In [None]:
import numpy as np
import matplotlib.pyplot as plt

### Notations and the setup

$$
K - \text{number of bandits that we play}
$$

$$
\nu_{i}, i \in \{0,\dots,K-1\} - \text{distribution of the reward coming from the bandit } i
$$

$$
(X_{a,t}) - \text{ array of independent rewards}, X_{a,t} \text{coming from the bandit} a \text{ at time } t
$$

$$
N_{k,t} - \text{number of times we selected bandit } k \text{ before time moment } t 
$$

$$
\hat{\mu}_{k,t} := \begin{cases}  
\infty, \text{ if the state } k \text{ was not visited yet;} \\
\frac{1}{N_k}\sum\limits_{t=1}^{t}X_{I_{t},i}\mathbb{I}_{I_{t} = k},
\end{cases}
$$

In [None]:
def init_random_rewards(n,K,r_seed,mu_means):
    """
    Function to initialize random rewards
    """
    #generate another random rewards
    np.random.seed(r_seed)
    rand_rewards = np.random.randn(n,K)
    rand_rewards += mu_means.reshape((1,K))
    return rand_rewards

In [None]:
def compute_pseudo_regret(selected_states,mu_means):
    """
    input:
        selected_indices - np.array of length n, indices of selected elements
        mu_means - np.array of length K, mean rewards of the bandits
    """
    n = len(selected_states)
    mu_star = np.max(mu_means)
    return mu_star*np.arange(n) - np.cumsum(mu_means[selected_states])
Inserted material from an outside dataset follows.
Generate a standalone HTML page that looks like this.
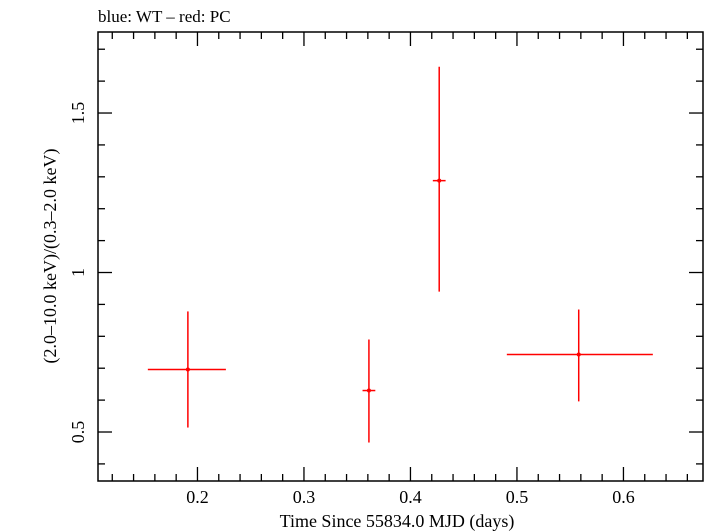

To begin with, we implement $\varepsilon$-greedy strategy. With $\varepsilon$-greedy strategy, next action $A_t$ with probability $1 - \varepsilon$ is selected as
$$
A_t = \arg\max_{k = 1,\dots,K} \hat{\mu}_{k,t} 
$$
and with probability $\varepsilon$ it is chisen from the uniform distribution over $\{0,\dots,K-1\}$.

In [None]:
#number of bandits
K = 10
#number of games to play
n = 1000
#generate bandit means
np.random.seed(216)
mu_means = np.random.randn(K)
mu_star = np.max(mu_means)
print(mu_star)

In [None]:
def Eps_greedy(n,K,r_seed,eps,mu_means):
    """
    Function to play eps-greedy strategy in the stationary environment 
    """
    achieved_rewards = []
    selected_states = []
    np.random.seed(r_seed)
    #initialize bandit rewards
    rewards = init_random_rewards(n,K,r_seed,mu_means)
    #initialize state estimates
    state_estimates = 10*np.ones(K,dtype=float)
    #initialize number of visits to states
    n_visits = np.zeros(K,dtype = int)
    for n_game in range(n):
        #choose, if we play greedily or explore
            #exploitation
            #exploration
        achieved_rewards.append(rewards[n_game,new_state])
        selected_states.append(new_state)
        #update current state estimator
    return np.asarray(achieved_rewards),np.asarray(selected_states)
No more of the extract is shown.